Sample Review You Can Adapt

“I hired this firm for a lease dispute with my landlord. My attorney outlined options in the first call, set a clear timeline, and asked for the key emails. Within two weeks, they sent a demand letter and opened talks. We reached a fair settlement before a hearing. Emails were answered within a day and every deadline was met. Calm, clear, and well-prepared. I’d hire again.”

What Not To Share

Skip case numbers, dates of birth, health details, or any facts that could identify minors or other parties. Do not paste content from private emails or fee agreements. Do not post names of witnesses or opponents. Keep names of staff private unless they are public on the firm site and you have consent.

Staying Fair And Within Platform Rules

Most review sites ask for honest, first-hand experiences with no incentives. Many ban conflicts such as staff, family, or opposing parties rating each other. Sites also reject threats, slurs, off-topic rants, and reviews about the wrong business. If a platform flags your note, tighten it to the steps you saw and the service you received.

To see what platforms expect, read the Maps contribution policy, which bars fake or incentivized feedback and conflicts of interest. Lawyers also face duties around confidentiality; the ABA’s Formal Opinion 496 explains why attorneys should avoid sharing private client facts when responding to reviews.

Tone Tips That Build Trust

Be Specific, Not Sweeping

“Filed a motion that paused collections” says far more than “great.” One or two crisp details do the work of ten fluffy lines.

Stick To What You Saw

Only write about your own case and your time with the firm. Skip rumors, second-hand stories, or guesses about other matters.

Balance Praise With One Limitation

If small hiccups happened, note one in a neutral way. Balanced notes read as credible and tend to stay published.

  • “One call started late, but I got a follow-up that answered everything.”

Keep Emotions In Check

Law problems are stressful. Strong feelings are normal. Short, measured lines help readers and avoid moderation filters.

Choosing The Right Site And Format

Most people search on large maps or directory sites, then scan a firm’s own testimonials page. If you want the widest reach, post where the lawyer’s business profile lives and where a potential client would look on a phone. Copy your review to one or two other places only if it’s allowed and still accurate for that site’s audience.

Real Name Or Anonymous?

Use a real profile if you can do so safely and comfortably. If privacy is a concern, many sites allow a display name. Either way, keep the details general enough that strangers can’t trace the case.

What Editors Look For On Review Platforms

Moderation teams sort by three things: authenticity, clarity, and relevance to the service. Short, on-topic entries pass faster. Entries tied to payments, gifts, or asked-for scripts often get filtered.
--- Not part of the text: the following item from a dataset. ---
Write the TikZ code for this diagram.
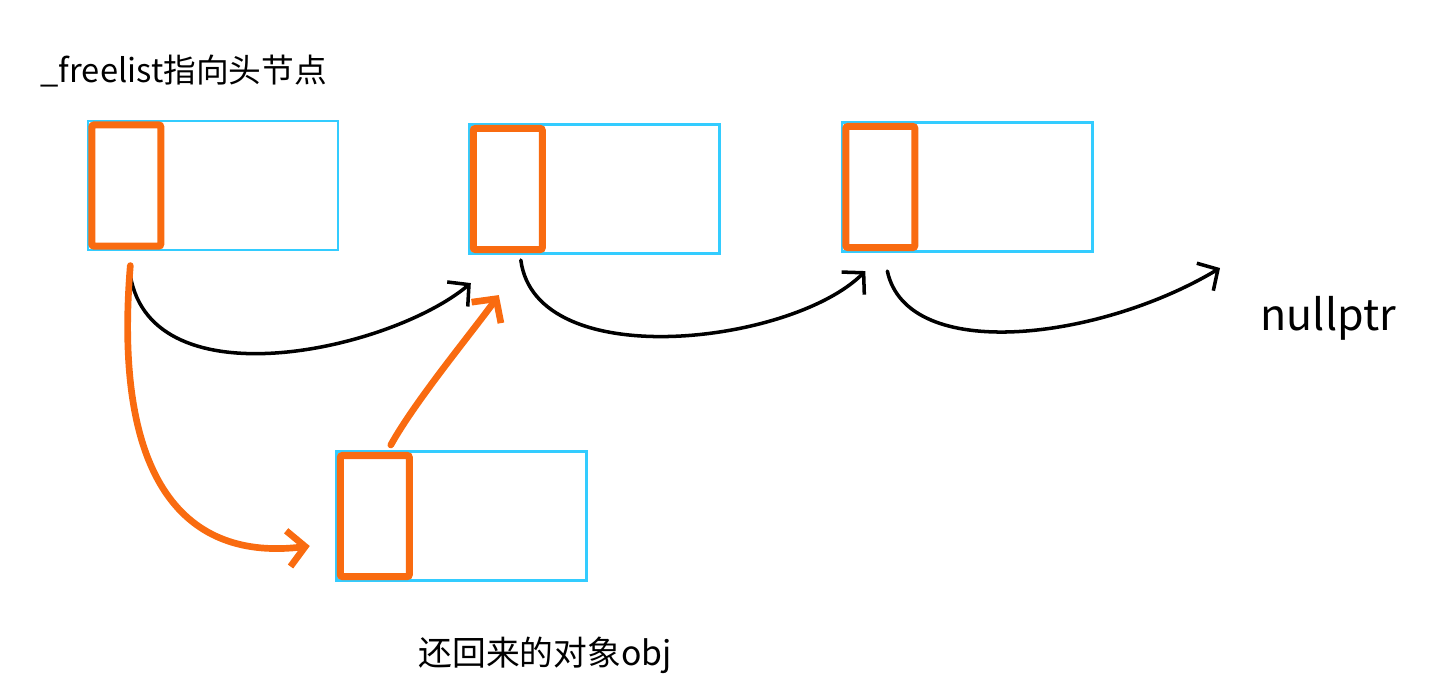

If a business ever offers a reward to post or update a review, skip it. Incentives taint trust and may breach platform rules.
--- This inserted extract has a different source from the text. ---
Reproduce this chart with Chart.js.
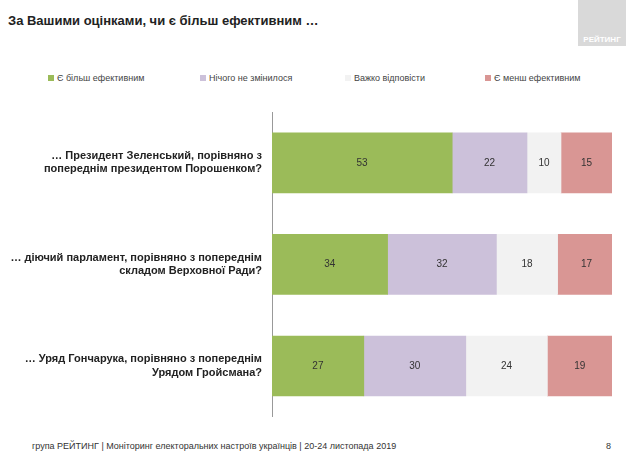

When Your Case Is Still Ongoing

Posting mid-case can be risky. Emotions run high, and facts can change. If you do post, keep it general: quality of communication, clear billing, and timeliness. Avoid predictions, numbers, or deep detail while matters are active. You can always edit later when the dust settles.

How To Structure A Short, Helpful Review

Use this simple script. Paste it into your notes app, fill the blanks, then post.

Script

“I hired [Firm/Lawyer] for [type of matter]. They [top 2–3 actions]. The case [result/status]. Communication was [one trait] and prep was [one trait]. I would/would not hire again.”

Common Pitfalls And Safer Alternatives

These are the mistakes that lead to takedowns or hurt credibility. Use the right-hand column to fix each one before you click “Post.”

Pitfall Why It’s A Problem Safer Alternative
Posting private facts May expose you or others; may breach duties if repeated by the lawyer. Keep details high level; focus on steps and service.
Incentivized praise Violates many site rules; can trigger filters or removals. Decline rewards; share a genuine, unpaid experience.
Conflicts of interest Friends, staff, or rivals rating each other breaks trust and rules. Only rate first-hand client experience with no ties.
Legal conclusions Readers can misread your case as a promise of results. Describe steps and service; avoid predicting outcomes.
Targeting individuals Personal attacks get flagged and add no value. Stick to service, communication, and process.
Copy-paste from emails Private or copyrighted text may be removed. Summarize in your own words.

Quick Edits That Lift Quality

Trim Filler Words

Cut “really,” “very,” and long strings of adjectives. One precise verb beats five fluffy words.

Swap Vague Lines For Proof

Change “great communicator” to one proof point. Readers trust receipts.

  • “Weekly updates by email with next steps and dates.”

Mind Spelling, Names, And Dates

Typos happen. A quick read-through avoids mix-ups and keeps the review from looking rushed.

Ethics And Courtesy When A Review Goes Sideways

If your experience was poor, keep your note factual and short. If a firm replies, resist a back-and-forth. You said your piece; future clients can read both sides. If something you wrote later feels unsafe, many sites let you edit or delete.

Mini Checklist Before You Post

  • Your reason for hiring counsel is stated in one line.
  • You listed 2–3 helpful actions the attorney took.
  • You gave a clean outcome or “ongoing” status.
  • You named 2–3 traits tied to actions.
  • No private facts, case numbers, or names of third parties.
  • No incentives, conflicts, or borrowed text.
  • Length is 120–200 words and easy to scan on a phone.

Final Thought: Help The Next Person Decide

Strong reviews read like a postcard from someone who’s been there. Short. Specific. Fair. If the lawyer earned your trust, your two clean paragraphs could be the nudge a stranger needs to pick steady counsel with confidence.